The move comes just 18 months after Nasdaq launched the European arm and said that an additional problem with the system was that it wasn’t owned by a bank.
“Despite our best efforts, the increasingly competitive nature of the multi-lateral trading facility space in Europe has meant that the growth of the business hasn’t reached levels necessary for us to realise our stated objectives,” said executive vice president Eric Noll.
The decision to shut down Neuro will be met with some internal changes as the group has appointed Hans-Ole Jochumsen, president of Nasdaq OMX Nordic, to assume responsibility for Pan-European equity trading.
Jochumsen said: “Our approach will be very targeted, market-by-market. For example, NASDAQ OMX Nordic is currently the largest competitor to Oslo Bors, with nearly five per cent market share.”
Meanwhile, Charlotte Crosswell will continue with her business development initiatives in London and across Europe but will also oversee client transition from Neuro to Nasdaq OMX Nordic.

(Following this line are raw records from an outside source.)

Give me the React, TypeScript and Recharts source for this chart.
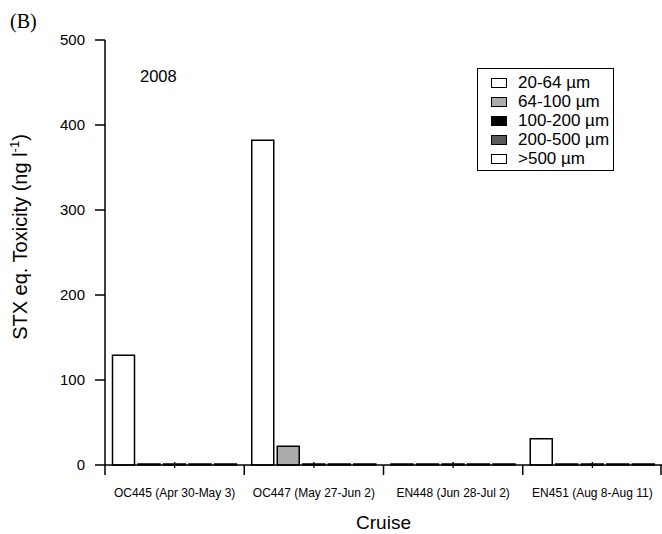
import React from "react";
import { BarChart, Bar, XAxis, YAxis } from "recharts";

const categories = [
  "OC445 (Apr 30-May 3)",
  "OC447 (May 27-Jun 2)",
  "EN448 (Jun 28-Jul 2)",
  "EN451 (Aug 8-Aug 11)",
];
const size20to64 = [129, 382, 0, 31];
const size64to100 = [0, 22, 0, 0];
const size100to200 = [0, 0, 0, 0];
const size200to500 = [0, 0, 0, 0];
const sizeOver500 = [0, 0, 0, 0];
const yTicks = [0, 100, 200, 300, 400, 500];

const seriesNames = ["20-64 µm", "64-100 µm", "100-200 µm", "200-500 µm", ">500 µm"];
const seriesKeys = ["s1", "s2", "s3", "s4", "s5"];
const seriesValues = [size20to64, size64to100, size100to200, size200to500, sizeOver500];
const seriesFills = ["#ffffff", "#ababab", "#000000", "#5a5a5a", "#ffffff"];

const data = categories.map((c, i) => {
  const row: any = { cruise: c };
  seriesKeys.forEach((k, j) => {
    row[k] = seriesValues[j][i];
  });
  return row;
});

const W = 662;
const H = 534;
const M = { top: 40, right: 0, bottom: 0, left: 0 };
const Y_AXIS_W = 105;
const X_AXIS_H = 69;
const PLOT_W = W - M.left - M.right - Y_AXIS_W;
const BAND = PLOT_W / categories.length;
const FONT = '"Liberation Sans", Arial, Helvetica, sans-serif';

const XTick = (props: any) => {
  const { x, y, payload, index } = props;
  const left = x - BAND / 2;
  return (
    <g>
      <line x1={x} x2={x} y1={y - 3} y2={y + 3} stroke="#000" strokeWidth={1.3} />
      <line x1={left} x2={left} y1={y} y2={y + 10} stroke="#000" strokeWidth={1.5} />
      {index === categories.length - 1 ? (
        <line x1={x + BAND / 2 - 1} x2={x + BAND / 2 - 1} y1={y} y2={y + 10} stroke="#000" strokeWidth={1.5} />
      ) : null}
      <text x={x} y={y + 32} textAnchor="middle" fontSize={12} fontFamily={FONT} fill="#000">
        {payload.value}
      </text>
    </g>
  );
};

const YLabel = () => (
  <text
    x={27}
    y={237}
    transform="rotate(-90, 27, 237)"
    textAnchor="middle"
    fontSize={20}
    fontFamily={FONT}
    fill="#000"
  >
    STX eq. Toxicity (ng l
    <tspan dy={-8} fontSize={13}>-1</tspan>
    <tspan dy={8}>)</tspan>
  </text>
);

const LegendBox = () => (
  <div
    style={{
      position: "absolute",
      left: 477,
      top: 68,
      border: "1.5px solid #000",
      background: "#fff",
      padding: "4px 0 1px 13px",
      boxSizing: "border-box",
      width: 137,
      height: 103,
      fontFamily: FONT,
      fontSize: 17,
      color: "#000",
    }}
  >
    {seriesNames.map((n, i) => (
      <div key={n} style={{ display: "flex", alignItems: "center", height: 19 }}>
        <div
          style={{
            width: 16,
            height: 10,
            background: seriesFills[i],
            border: "1.3px solid #000",
            boxSizing: "border-box",
            marginRight: 11,
          }}
        />
        <span style={{ whiteSpace: "nowrap", lineHeight: "19px" }}>{n}</span>
      </div>
    ))}
  </div>
);

export default function App() {
  return (
    <div style={{ position: "absolute", left: 0, top: 0, width: W, height: H, background: "#fff" }}>
      <BarChart
        width={W}
        height={H}
        data={data}
        margin={M}
        barCategoryGap={7.5}
        barGap={3.5}
      >
        <XAxis
          dataKey="cruise"
          axisLine={{ stroke: "#000", strokeWidth: 1.5 }}
          tickLine={false}
          tickSize={0}
          tickMargin={0}
          tick={<XTick />}
          interval={0}
          height={X_AXIS_H}
          label={{
            value: "Cruise",
            position: "insideBottom",
            offset: 5,
            fontSize: 19,
            fontFamily: FONT,
            fill: "#000",
          }}
        />
        <YAxis
          domain={[0, 500]}
          ticks={yTicks}
          width={Y_AXIS_W}
          tickSize={10}
          tickMargin={10}
          axisLine={{ stroke: "#000", strokeWidth: 1.5 }}
          tickLine={{ stroke: "#000", strokeWidth: 1.5 }}
          tick={{ fontSize: 15, fontFamily: FONT, fill: "#000" }}
          label={<YLabel />}
        />
        {seriesKeys.map((k, j) => (
          <Bar
            key={k}
            dataKey={k}
            name={seriesNames[j]}
            fill={seriesFills[j]}
            stroke="#000"
            strokeWidth={1.5}
            minPointSize={1}
            isAnimationActive={false}
          />
        ))}
        <text x={10} y={28} fontSize={20} fontFamily='"Liberation Serif", "Times New Roman", serif' fill="#000">
          (B)
        </text>
        <text x={140} y={82} fontSize={16.5} fontFamily={FONT} fill="#000">
          2008
        </text>
      </BarChart>
      <LegendBox />
    </div>
  );
}
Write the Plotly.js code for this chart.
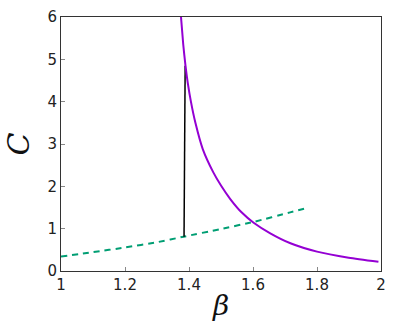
<!DOCTYPE html>
<html>
<head>
<meta charset="utf-8">
<script src="https://cdn.plot.ly/plotly-3.0.1.min.js"></script>
<style>html,body{margin:0;padding:0;background:#fff;}</style>
</head>
<body>
<div id="chart" style="width:415px;height:322px;"></div>
<script>
// Purple curve (descending)
const purpleBeta = [1.375, 1.382, 1.389, 1.396, 1.406, 1.420, 1.443, 1.476, 1.500, 1.529, 1.565, 1.602, 1.654, 1.717, 1.800, 1.899, 1.992];
const purpleC    = [6.00, 5.35, 4.85, 4.45, 4.00, 3.50, 2.88, 2.33, 2.02, 1.70, 1.38, 1.14, 0.89, 0.655, 0.458, 0.315, 0.22];
// Green dashed curve (ascending)
const greenBeta = [1.000, 1.100, 1.200, 1.300, 1.383, 1.498, 1.602, 1.716, 1.763];
const greenC    = [0.34, 0.445, 0.555, 0.68, 0.81, 0.99, 1.16, 1.385, 1.475];
// Black vertical jump
const blackBeta = [1.3845, 1.388];
const blackC    = [0.81, 4.85];

const traces = [
  {x: greenBeta, y: greenC, mode: 'lines', line: {color: '#009e73', width: 2, dash: '6px,5px', shape: 'spline', smoothing: 0.5}, hoverinfo: 'none'},
  {x: blackBeta, y: blackC, mode: 'lines', line: {color: '#000000', width: 1.5}, hoverinfo: 'none'},
  {x: purpleBeta, y: purpleC, mode: 'lines', line: {color: '#9400d3', width: 2, shape: 'spline', smoothing: 0.6}, hoverinfo: 'none'}
];

const axisCommon = {
  showgrid: false, zeroline: false, showline: true, mirror: true,
  linecolor: '#333', linewidth: 1,
  ticks: 'inside', ticklen: 4, tickcolor: '#888', tickwidth: 1,
  tickfont: {family: 'DejaVu Sans, Arial, sans-serif', size: 15, color: '#222'}
};

const layout = {
  width: 415, height: 322,
  margin: {l: 61, r: 34, t: 17, b: 51},
  paper_bgcolor: '#fff', plot_bgcolor: '#fff',
  showlegend: false,
  xaxis: Object.assign({}, axisCommon, {
    range: [1, 2], tickvals: [1, 1.2, 1.4, 1.6, 1.8, 2], ticktext: ['1', '1.2', '1.4', '1.6', '1.8', '2'],
    title: {text: '<i>β</i>', font: {family: 'DejaVu Serif, serif', size: 28, color: '#111'}, standoff: 2}
  }),
  yaxis: Object.assign({}, axisCommon, {
    range: [0, 6], tickvals: [0, 1, 2, 3, 4, 5, 6],
    title: {text: '<i>C</i>', font: {family: 'DejaVu Serif, serif', size: 30, color: '#111'}, standoff: 8}
  })
};

Plotly.newPlot('chart', traces, layout, {staticPlot: true, displayModeBar: false});
</script>
</body>
</html>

The company said that it remained committed to London and will continue to have a presence in the capital.
The group said that 40 per cent of its Nordic business is derived from London based clients and through its office and existing data centres in London. The group said it will continue to support its trading and market data operations.
It said that it will continue to run the UK power exchange, N2EX, and support its international listings business.
Last day of trading on Neuro is expected to be 21 May.
Nasdaq is one of the world’s largest trading companies and serves 3,600 listed companies.